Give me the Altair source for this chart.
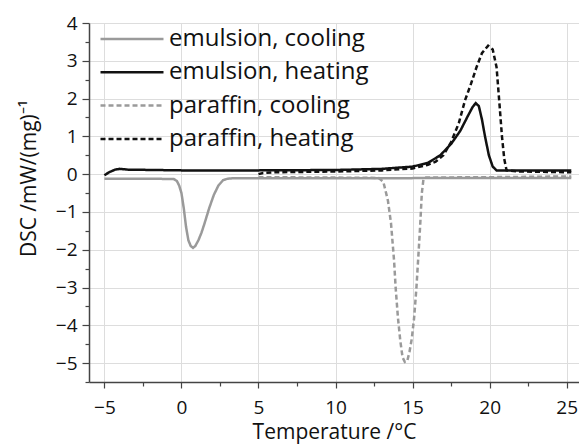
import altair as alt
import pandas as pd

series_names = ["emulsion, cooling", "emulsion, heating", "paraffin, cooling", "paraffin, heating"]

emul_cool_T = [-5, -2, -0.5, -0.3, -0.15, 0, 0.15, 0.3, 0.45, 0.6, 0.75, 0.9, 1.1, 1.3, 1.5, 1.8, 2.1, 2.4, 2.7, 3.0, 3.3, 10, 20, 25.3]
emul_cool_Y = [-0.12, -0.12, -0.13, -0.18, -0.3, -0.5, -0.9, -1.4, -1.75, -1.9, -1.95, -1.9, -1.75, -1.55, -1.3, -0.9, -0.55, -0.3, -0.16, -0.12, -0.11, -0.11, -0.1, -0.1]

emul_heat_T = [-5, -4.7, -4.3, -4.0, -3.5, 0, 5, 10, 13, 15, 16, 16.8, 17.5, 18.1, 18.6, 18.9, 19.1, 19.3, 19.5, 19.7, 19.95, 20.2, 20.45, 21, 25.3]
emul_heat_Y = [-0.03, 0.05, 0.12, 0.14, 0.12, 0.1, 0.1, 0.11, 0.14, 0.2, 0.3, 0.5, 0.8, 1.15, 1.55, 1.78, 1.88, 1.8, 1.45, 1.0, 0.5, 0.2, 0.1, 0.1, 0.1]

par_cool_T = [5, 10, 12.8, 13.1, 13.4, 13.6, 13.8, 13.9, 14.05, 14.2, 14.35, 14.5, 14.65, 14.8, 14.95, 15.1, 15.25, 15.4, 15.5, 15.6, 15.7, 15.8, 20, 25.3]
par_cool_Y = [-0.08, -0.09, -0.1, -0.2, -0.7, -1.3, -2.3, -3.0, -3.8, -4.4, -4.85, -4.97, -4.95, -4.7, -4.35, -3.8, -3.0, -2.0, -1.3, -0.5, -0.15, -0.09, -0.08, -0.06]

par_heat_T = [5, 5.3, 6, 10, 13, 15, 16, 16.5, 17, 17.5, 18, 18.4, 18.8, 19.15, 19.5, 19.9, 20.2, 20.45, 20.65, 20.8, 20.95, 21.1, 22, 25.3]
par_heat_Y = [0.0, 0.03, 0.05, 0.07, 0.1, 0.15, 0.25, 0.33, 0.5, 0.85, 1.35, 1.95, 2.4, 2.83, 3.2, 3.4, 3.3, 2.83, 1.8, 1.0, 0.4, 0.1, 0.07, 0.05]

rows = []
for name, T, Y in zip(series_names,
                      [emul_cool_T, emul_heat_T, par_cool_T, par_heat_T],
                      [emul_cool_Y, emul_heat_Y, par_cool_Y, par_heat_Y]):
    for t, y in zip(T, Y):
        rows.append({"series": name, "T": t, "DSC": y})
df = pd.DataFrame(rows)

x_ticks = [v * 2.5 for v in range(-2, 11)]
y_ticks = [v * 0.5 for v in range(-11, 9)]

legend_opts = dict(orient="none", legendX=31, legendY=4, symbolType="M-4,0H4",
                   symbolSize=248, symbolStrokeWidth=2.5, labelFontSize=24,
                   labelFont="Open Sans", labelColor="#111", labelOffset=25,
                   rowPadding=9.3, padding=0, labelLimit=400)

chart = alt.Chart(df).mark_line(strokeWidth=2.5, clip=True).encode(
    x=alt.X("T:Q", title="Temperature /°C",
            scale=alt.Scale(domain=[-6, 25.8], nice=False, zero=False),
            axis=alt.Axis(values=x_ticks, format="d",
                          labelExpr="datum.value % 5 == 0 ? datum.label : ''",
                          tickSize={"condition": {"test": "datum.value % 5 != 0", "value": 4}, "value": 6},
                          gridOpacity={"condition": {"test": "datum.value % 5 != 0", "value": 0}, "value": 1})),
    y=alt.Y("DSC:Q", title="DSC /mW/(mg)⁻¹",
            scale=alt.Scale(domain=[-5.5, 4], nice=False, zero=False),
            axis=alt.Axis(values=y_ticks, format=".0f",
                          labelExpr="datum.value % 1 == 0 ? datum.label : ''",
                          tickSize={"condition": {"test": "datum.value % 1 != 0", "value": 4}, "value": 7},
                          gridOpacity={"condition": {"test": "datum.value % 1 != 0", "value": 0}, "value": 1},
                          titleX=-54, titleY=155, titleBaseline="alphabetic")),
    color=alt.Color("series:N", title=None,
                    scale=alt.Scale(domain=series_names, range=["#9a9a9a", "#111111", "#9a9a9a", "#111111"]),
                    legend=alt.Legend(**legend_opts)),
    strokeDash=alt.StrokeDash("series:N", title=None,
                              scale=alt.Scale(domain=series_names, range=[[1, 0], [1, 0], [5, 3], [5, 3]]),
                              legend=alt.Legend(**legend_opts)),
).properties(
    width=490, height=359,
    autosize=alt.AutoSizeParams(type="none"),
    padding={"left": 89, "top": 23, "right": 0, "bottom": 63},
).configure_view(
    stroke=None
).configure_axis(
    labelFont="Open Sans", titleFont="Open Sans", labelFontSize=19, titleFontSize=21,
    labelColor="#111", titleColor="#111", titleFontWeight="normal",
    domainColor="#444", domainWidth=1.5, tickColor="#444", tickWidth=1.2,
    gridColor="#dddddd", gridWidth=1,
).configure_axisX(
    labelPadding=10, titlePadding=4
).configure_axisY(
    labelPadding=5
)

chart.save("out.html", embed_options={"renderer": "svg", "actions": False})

Set problem:
Your task is to return the lines above, from the first one up to and including the line containing "0.1, 0.1, 0.1]", minus any pictures.

Answer to the problem:
Give me the Altair source for this chart.
import altair as alt
import pandas as pd

series_names = ["emulsion, cooling", "emulsion, heating", "paraffin, cooling", "paraffin, heating"]

emul_cool_T = [-5, -2, -0.5, -0.3, -0.15, 0, 0.15, 0.3, 0.45, 0.6, 0.75, 0.9, 1.1, 1.3, 1.5, 1.8, 2.1, 2.4, 2.7, 3.0, 3.3, 10, 20, 25.3]
emul_cool_Y = [-0.12, -0.12, -0.13, -0.18, -0.3, -0.5, -0.9, -1.4, -1.75, -1.9, -1.95, -1.9, -1.75, -1.55, -1.3, -0.9, -0.55, -0.3, -0.16, -0.12, -0.11, -0.11, -0.1, -0.1]

emul_heat_T = [-5, -4.7, -4.3, -4.0, -3.5, 0, 5, 10, 13, 15, 16, 16.8, 17.5, 18.1, 18.6, 18.9, 19.1, 19.3, 19.5, 19.7, 19.95, 20.2, 20.45, 21, 25.3]
emul_heat_Y = [-0.03, 0.05, 0.12, 0.14, 0.12, 0.1, 0.1, 0.11, 0.14, 0.2, 0.3, 0.5, 0.8, 1.15, 1.55, 1.78, 1.88, 1.8, 1.45, 1.0, 0.5, 0.2, 0.1, 0.1, 0.1]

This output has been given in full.